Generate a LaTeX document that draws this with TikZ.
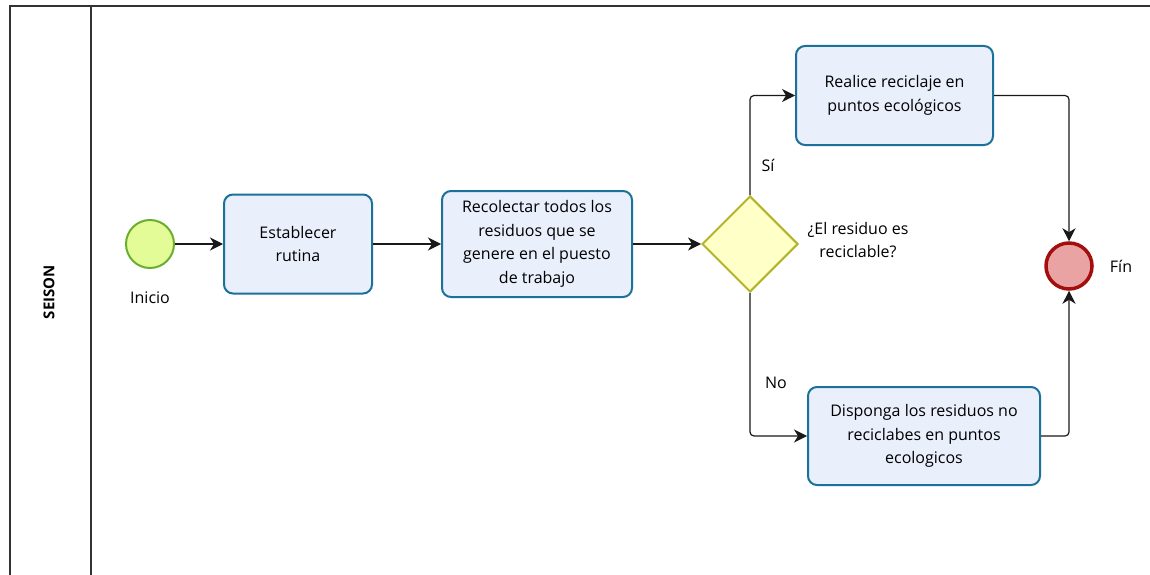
\documentclass[tikz,border=0pt]{standalone}
\usepackage{fontspec}
\setmainfont{Open Sans}
\usetikzlibrary{shapes.geometric,arrows.meta}
\definecolor{taskfill}{HTML}{EAEFFC}
\definecolor{taskdraw}{HTML}{1B7199}
\definecolor{startfill}{HTML}{E4FC98}
\definecolor{startdraw}{HTML}{6BAE2E}
\definecolor{gwfill}{HTML}{FFFFC8}
\definecolor{gwdraw}{HTML}{B3B42A}
\definecolor{endfill}{HTML}{E9A3A3}
\definecolor{enddraw}{HTML}{A30F0F}
\definecolor{lanedraw}{HTML}{333333}
\begin{document}
\begin{tikzpicture}[x=1pt,y=-1pt,
  font=\fontsize{16}{23.5}\selectfont,
  task/.style={draw=taskdraw,fill=taskfill,line width=2pt,rounded corners=9pt,align=center,inner sep=0pt},
  startev/.style={circle,draw=startdraw,fill=startfill,line width=2pt,minimum size=48pt,inner sep=0pt},
  endev/.style={circle,draw=enddraw,fill=endfill,line width=3.5pt,minimum size=46pt,inner sep=0pt},
  gw/.style={diamond,draw=gwdraw,fill=gwfill,line width=2pt,minimum width=96pt,minimum height=96pt,inner sep=0pt},
  flow/.style={draw=black!90,line width=1.2pt,-{Stealth[length=13pt,width=13pt,inset=4pt]},rounded corners=4pt},
  lbl/.style={inner sep=0pt,align=center}]
\useasboundingbox (0,0) rectangle (1150,575);
% lane
\draw[lanedraw,line width=2pt] (1150,6) -- (9.5,6) -- (9.5,575);
\draw[lanedraw,line width=2pt] (91,6) -- (91,575);
\node[lbl,rotate=90,font=\fontsize{15}{17}\selectfont\bfseries] (lane) at (49,292) {SEISON};
% nodes
\node[startev] (start) at (150,244) {};
\node[lbl] (inicio) at (150,298) {Inicio};
\node[task,minimum width=148pt,minimum height=99pt] (t1) at (298,244) {Establecer\\rutina};
\node[task,minimum width=190pt,minimum height=106pt] (t2) at (537,244) {Recolectar todos los\\residuos que se\\genere en el puesto\\de trabajo};
\node[gw] (g) at (750,244) {};
\node[lbl] (q) at (858,240) {¿El residuo es\\reciclable?};
\node[task,minimum width=197pt,minimum height=99pt] (t3) at (894.5,95.5) {Realice reciclaje en\\puntos ecológicos};
\node[task,minimum width=232pt,minimum height=98pt] (t4) at (924,436) {Disponga los residuos no\\reciclabes en puntos\\ecologicos};
\node[endev] (fin) at (1069,266) {};
\node[lbl] (finl) at (1121,266) {Fín};
\node[lbl] (si) at (768,165) {Sí};
\node[lbl] (no) at (776,383) {No};
% flows
\draw[flow] (start) -- (t1);
\draw[flow] (t1) -- (t2);
\draw[flow] (t2) -- (g.west);
\draw[flow] (g.north) |- (t3.west);
\draw[flow] (g.south) |- (t4.west);
\draw[flow] (t3.east) -| (fin.north);
\draw[flow] (t4.east) -| (fin.south);
\end{tikzpicture}
\end{document}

Stated exercise: Every line should be retyped exactly, with the pictures omitted.

Solution to this task:
Generate a LaTeX document that draws this with TikZ.
\documentclass[tikz,border=0pt]{standalone}
\usepackage{fontspec}
\setmainfont{Open Sans}
\usetikzlibrary{shapes.geometric,arrows.meta}
\definecolor{taskfill}{HTML}{EAEFFC}
\definecolor{taskdraw}{HTML}{1B7199}
\definecolor{startfill}{HTML}{E4FC98}
\definecolor{startdraw}{HTML}{6BAE2E}
\definecolor{gwfill}{HTML}{FFFFC8}
\definecolor{gwdraw}{HTML}{B3B42A}
\definecolor{endfill}{HTML}{E9A3A3}
\definecolor{enddraw}{HTML}{A30F0F}
\definecolor{lanedraw}{HTML}{333333}
\begin{document}
\begin{tikzpicture}[x=1pt,y=-1pt,
  font=\fontsize{16}{23.5}\selectfont,
  task/.style={draw=taskdraw,fill=taskfill,line width=2pt,rounded corners=9pt,align=center,inner sep=0pt},
  startev/.style={circle,draw=startdraw,fill=startfill,line width=2pt,minimum size=48pt,inner sep=0pt},
  endev/.style={circle,draw=enddraw,fill=endfill,line width=3.5pt,minimum size=46pt,inner sep=0pt},
  gw/.style={diamond,draw=gwdraw,fill=gwfill,line width=2pt,minimum width=96pt,minimum height=96pt,inner sep=0pt},
  flow/.style={draw=black!90,line width=1.2pt,-{Stealth[length=13pt,width=13pt,inset=4pt]},rounded corners=4pt},
  lbl/.style={inner sep=0pt,align=center}]
\useasboundingbox (0,0) rectangle (1150,575);
% lane
\draw[lanedraw,line width=2pt] (1150,6) -- (9.5,6) -- (9.5,575);
\draw[lanedraw,line width=2pt] (91,6) -- (91,575);
\node[lbl,rotate=90,font=\fontsize{15}{17}\selectfont\bfseries] (lane) at (49,292) {SEISON};
% nodes
\node[startev] (start) at (150,244) {};
\node[lbl] (inicio) at (150,298) {Inicio};
\node[task,minimum width=148pt,minimum height=99pt] (t1) at (298,244) {Establecer\\rutina};
\node[task,minimum width=190pt,minimum height=106pt] (t2) at (537,244) {Recolectar todos los\\residuos que se\\genere en el puesto\\de trabajo};
\node[gw] (g) at (750,244) {};
\node[lbl] (q) at (858,240) {¿El residuo es\\reciclable?};
\node[task,minimum width=197pt,minimum height=99pt] (t3) at (894.5,95.5) {Realice reciclaje en\\puntos ecológicos};
\node[task,minimum width=232pt,minimum height=98pt] (t4) at (924,436) {Disponga los residuos no\\reciclabes en puntos\\ecologicos};
\node[endev] (fin) at (1069,266) {};
\node[lbl] (finl) at (1121,266) {Fín};
\node[lbl] (si) at (768,165) {Sí};
\node[lbl] (no) at (776,383) {No};
% flows
\draw[flow] (start) -- (t1);
\draw[flow] (t1) -- (t2);
\draw[flow] (t2) -- (g.west);
\draw[flow] (g.north) |- (t3.west);
\draw[flow] (g.south) |- (t4.west);
\draw[flow] (t3.east) -| (fin.north);
\draw[flow] (t4.east) -| (fin.south);
\end{tikzpicture}
\end{document}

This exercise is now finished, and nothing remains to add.